As explicitly affirmed by the Communist International and, later, the Fourth International, no communist organization can stand apart from mass trade unions under the pretext that their leadership is corrupted by the exploiting class, authoritarian, and contemptuous of workers’ democracy. One of the most important tasks of organizations fighting globally for socialist revolution is to work inside mass unions to break the influence of their bureaucracy—openly when possible, clandestinely when necessary. No revolution can be carried to victory without fulfilling this task on a broad scale.

Yet, since the destruction of the Communist International by the Stalinist bureaucracy of the degenerated USSR, few organizations have undertaken this effort. One feature of generalized opportunism is the tendency to make pacts with the union apparatus and integrate into it. Centrism refuses to combat corrupt and treacherous bureaucracies, to act within mass unions against class collaboration, against the negotiation of capitalist and governmental attacks, against co-management, and for workers’ self-organization and self-defense against strikebreakers, police, military forces, and fascist gangs.

Revisionists call on the masses to support bureaucrats’ maneuvers to derail struggles: limited strikes, fragmented strikes, referendums, voting for popular fronts or even outright bourgeois parties. The only time centrists dare to oppose a trade union decision is when the bureaucracy is internally divided. Then, they side with one faction against another, presenting it to the masses as trustworthy—until that faction, having displaced the old leadership, betrays in turn. For example, in the 1980s, in France, the PCI (now PT & POI) split the FEN on behalf of FO, while the LCR (now NPA and RP) and LO helped the PCF split it to found the FSU.

A union cannot serve the interests of workers if it is controlled by the bourgeois state, the bosses, or a bourgeois party. Union independence! No compulsory state arbitration in strikes! No state interference in union affairs!

A union cannot serve both capital and labor. Break with all co-management structures and permanent consultation bodies with the bosses and the government!

A union must prioritize the most exploited and oppressed layers: informal workers, the unemployed, immigrants, women, national and religious minorities. Equal rights for all workers! Protection for women workers! Unionization of the unemployed and the informal sector!

The proliferation of competing reformist unions weakens the proletariat. One democratic, class-struggle union per workplace! One democratic, class-struggle federation per industry! One democratic, class-struggle confederation per country! One international democratic, class-struggle trade union!
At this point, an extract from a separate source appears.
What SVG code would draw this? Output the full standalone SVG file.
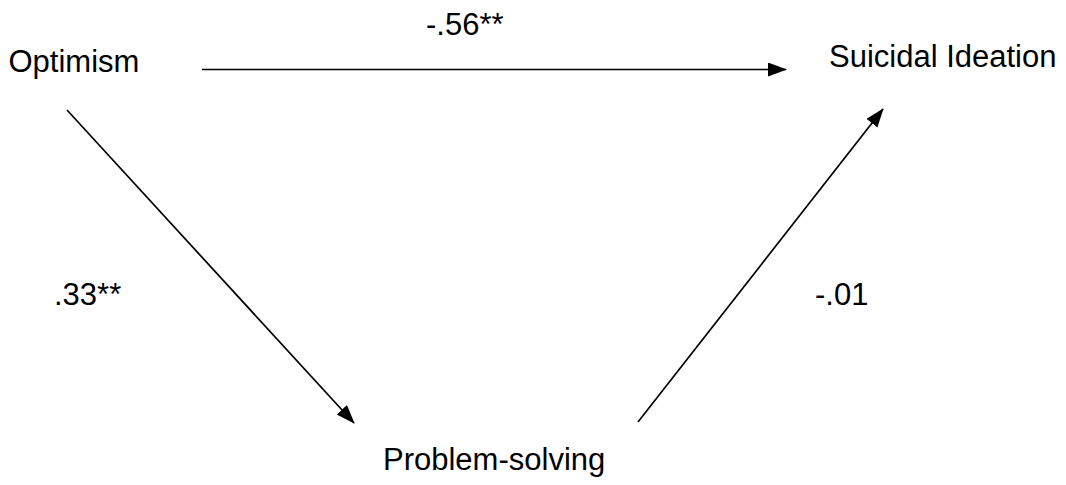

Unions are generally in the hands of a bureaucracy that tolerates no challenge to its monopoly over the organization and its practice of class collaboration. Against union bureaucrats, the union must become a framework for elementary workers’ united front struggle. Trade union democracy! Right to tendencies! Elected and recallable officials! Full-time union officials’ pay should match the average wage of the workers they represent! Rotation of leadership! Expulsion of traitors!

Everywhere, especially where unionization rates are low or union divisions exist, revolutionary communists must work, when mass struggles break out, to bypass old leaderships and ensure that workers themselves control their struggles. General assemblies that decide! Elected committees! Strike pickets and self-defense of demonstrations, strikes, and union offices! Coordination of workers’ committees!

The activity of communist fractions within mass unions cannot be separated from revolutionary action in workplaces and public administration. There is only one program—identical within unions and throughout society. It is a program against the corrupt bureaucracy, against the bourgeois agents within the workers’ movement. This program contains both elementary economic and democratic demands and transitional demands leading to the dictatorship of the proletariat and world socialism. For without social revolution, the bourgeoisie will destroy the environment and unleash a third world war.